### WORK TO BE COMPLETED
Print, word for word, every line from the beginning of the listing up to and including the line with "W, H = 936, 740". Pictures are to be excluded.

───── DATASET CONTENT

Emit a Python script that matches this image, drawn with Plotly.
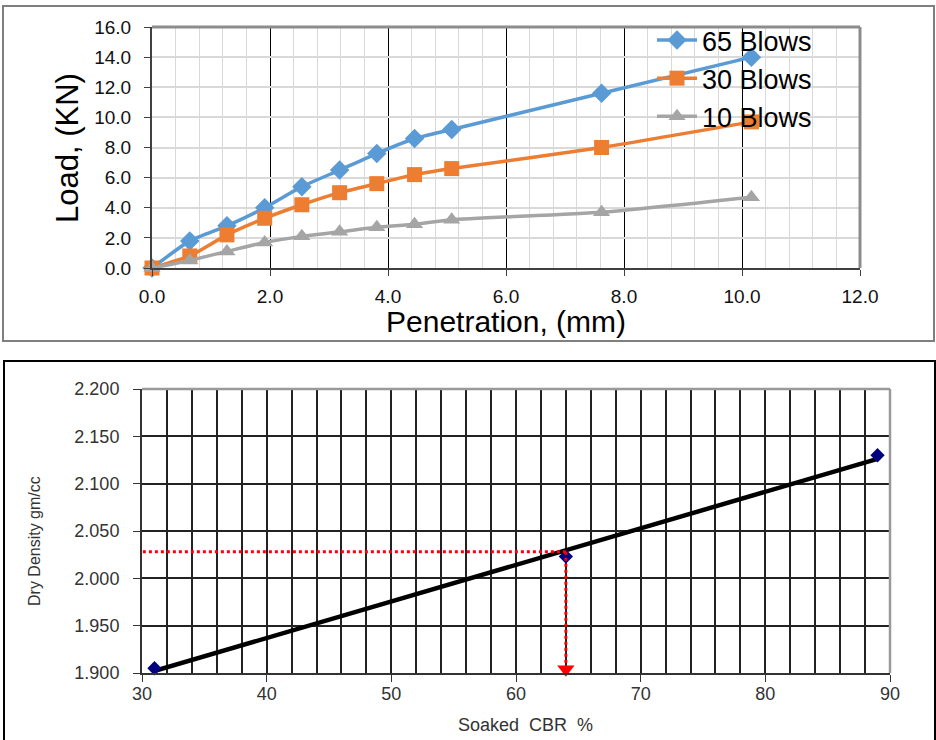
import numpy as np
import plotly.graph_objects as go

W, H = 936, 740

# --- CBR load-penetration test ---
penetration = [0, 0.64, 1.27, 1.91, 2.54, 3.18, 3.81, 4.45, 5.08, 7.62, 10.16]
load_65 = [0, 1.8, 2.8, 4.0, 5.4, 6.5, 7.6, 8.6, 9.2, 11.6, 14.0]
load_30 = [0, 0.8, 2.2, 3.3, 4.2, 5.0, 5.6, 6.2, 6.6, 8.0, 9.7]
load_10 = [0, 0.5, 1.1, 1.7, 2.1, 2.4, 2.7, 2.9, 3.2, 3.7, 4.7]
series_names = ["65 Blows", "30 Blows", "10 Blows"]

# --- Dry density vs soaked CBR ---
soaked_cbr = [31, 64, 89]
dry_density = [1.905, 2.023, 2.130]
cbr_read = 64          # design CBR
density_read = 2.028   # corresponding dry density


def px(x):
    return x / W


def py(y):
    return 1 - y / H


fig = go.Figure()

styles = [
    ("#5B9BD5", "diamond", 15),
    ("#ED7D31", "square", 15),
    ("#A5A5A5", "triangle-up", 15),
]
for name, loads, (col, sym, size) in zip(series_names, [load_65, load_30, load_10], styles):
    fig.add_trace(go.Scatter(
        x=penetration, y=loads, name=name, mode="lines+markers",
        line=dict(color=col, width=3.5, shape="spline", smoothing=0.5),
        marker=dict(color=col, symbol=sym, size=size),
        cliponaxis=False, xaxis="x", yaxis="y",
    ))

# linear trend of dry density against CBR
slope, intercept = np.polyfit(soaked_cbr, dry_density, 1)
trend_x = [min(soaked_cbr), max(soaked_cbr)]
trend_y = [slope * v + intercept for v in trend_x]
fig.add_trace(go.Scatter(
    x=trend_x, y=trend_y, mode="lines", line=dict(color="black", width=4.5),
    showlegend=False, xaxis="x2", yaxis="y2",
))
fig.add_trace(go.Scatter(
    x=soaked_cbr, y=dry_density, mode="markers",
    marker=dict(color="#000080", symbol="diamond", size=11),
    showlegend=False, xaxis="x2", yaxis="y2", cliponaxis=False,
))

x2_min, x2_max = 30, 90
y2_min, y2_max = 1.9, 2.2

# red dotted reading guides with arrow heads
fig.add_trace(go.Scatter(
    x=[cbr_read, x2_min], y=[density_read, density_read], mode="lines",
    line=dict(color="red", width=3, dash="dot"),
    showlegend=False, xaxis="x2", yaxis="y2",
))
fig.add_trace(go.Scatter(
    x=[cbr_read, cbr_read], y=[density_read, y2_min], mode="lines",
    line=dict(color="red", width=3, dash="dot"),
    showlegend=False, xaxis="x2", yaxis="y2",
))
fig.add_trace(go.Scatter(
    x=[x2_min - 0.55], y=[density_read], mode="markers",
    marker=dict(color="red", symbol="triangle-left", size=15),
    showlegend=False, xaxis="x2", yaxis="y2", cliponaxis=False,
))
fig.add_trace(go.Scatter(
    x=[cbr_read], y=[y2_min + 0.004], mode="markers",
    marker=dict(color="red", symbol="triangle-down", size=15),
    showlegend=False, xaxis="x2", yaxis="y2", cliponaxis=False,
))

font_main = "Arial, Liberation Sans, sans-serif"

fig.update_layout(
    width=W, height=H,
    margin=dict(l=0, r=0, t=0, b=0, pad=0, autoexpand=False),
    paper_bgcolor="white", plot_bgcolor="white",
    font=dict(family=font_main, color="#111"),
    showlegend=True,
    legend=dict(
        x=px(652), y=py(16), xanchor="left", yanchor="top",
        bgcolor="rgba(0,0,0,0)", font=dict(size=27, color="black"),
        tracegroupgap=0, itemwidth=40,
    ),
    xaxis=dict(
        domain=[px(152), px(860)], anchor="y", range=[0, 12], dtick=2,
        tickformat=".1f", showgrid=True, gridcolor="#000000", gridwidth=1,
        minor=dict(dtick=0.4, showgrid=True, gridcolor="#d9d9d9", gridwidth=1),
        showline=True, linecolor="#404040", linewidth=2,
        ticks="outside", ticklen=6, tickcolor="#404040", ticklabelstandoff=4,
        tickfont=dict(size=19, color="#111"), zeroline=False, automargin=False,
    ),
    yaxis=dict(
        domain=[py(268), py(27)], anchor="x", range=[0, 16], dtick=2,
        tickformat=".1f", showgrid=True, gridcolor="#d9d9d9", gridwidth=1.5,
        showline=True, linecolor="#404040", linewidth=2,
        ticks="outside", ticklen=6, tickcolor="#404040", ticklabelstandoff=9,
        tickfont=dict(size=19, color="#111"), zeroline=False, automargin=False,
    ),
    xaxis2=dict(
        domain=[px(142), px(890)], anchor="y2", range=[x2_min, x2_max], dtick=10,
        showgrid=True, gridcolor="#222222", gridwidth=1.5,
        minor=dict(dtick=2, showgrid=True, gridcolor="#222222", gridwidth=1.5),
        showline=True, linecolor="#333333", linewidth=2,
        ticks="outside", ticklen=7, tickcolor="#333333", ticklabelstandoff=-4,
        tickfont=dict(size=18, color="#333333"), zeroline=False, automargin=False,
    ),
    yaxis2=dict(
        domain=[py(673), py(389)], anchor="x2", range=[y2_min, y2_max], dtick=0.05,
        tickformat=".3f", showgrid=True, gridcolor="#222222", gridwidth=1.5,
        showline=True, linecolor="#333333", linewidth=2,
        ticks="outside", ticklen=7, tickcolor="#333333", ticklabelstandoff=10,
        tickfont=dict(size=18, color="#333333"), zeroline=False, automargin=False,
    ),
)

shapes = [
    # outer chart frames
    dict(type="rect", xref="paper", yref="paper", x0=px(3), x1=px(934), y0=py(341), y1=py(6),
         line=dict(color="#7f7f7f", width=2), layer="below"),
    dict(type="rect", xref="paper", yref="paper", x0=px(4), x1=px(935), y0=py(760), y1=py(361),
         line=dict(color="black", width=2), layer="below"),
    # plot-area top/right borders
    dict(type="line", xref="x domain", yref="y domain", x0=0, x1=1, y0=1, y1=1,
         line=dict(color="#8c8c8c", width=3)),
    dict(type="line", xref="x domain", yref="y domain", x0=1, x1=1, y0=0, y1=1,
         line=dict(color="#8c8c8c", width=3)),
    dict(type="line", xref="x2 domain", yref="y2 domain", x0=0, x1=1, y0=1, y1=1,
         line=dict(color="#9a9a9a", width=2.5)),
    dict(type="line", xref="x2 domain", yref="y2 domain", x0=1, x1=1, y0=0, y1=1,
         line=dict(color="#9a9a9a", width=2.5)),
]
fig.update_layout(shapes=shapes)

title_common = dict(xref="paper", yref="paper", showarrow=False,
                    xanchor="center", yanchor="middle")
annotations = [
    dict(text="Load, (KN)", x=px(68), y=py(148), textangle=-90,
         font=dict(size=31, color="black"), **title_common),
    dict(text="Penetration, (mm)", x=px(506), y=py(321),
         font=dict(size=30, color="black"), **title_common),
    dict(text="Dry Density gm/cc", x=px(34), y=py(541), textangle=-90,
         font=dict(size=16, color="#333333"), **title_common),
    dict(text="Soaked  CBR  %", x=px(525), y=py(725),
         font=dict(size=18, color="#333333"), **title_common),
]
fig.update_layout(annotations=annotations)

fig.write_html("out.html")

──────────

### REPLY TO THE EXERCISE
Emit a Python script that matches this image, drawn with Plotly.
import numpy as np
import plotly.graph_objects as go

W, H = 936, 740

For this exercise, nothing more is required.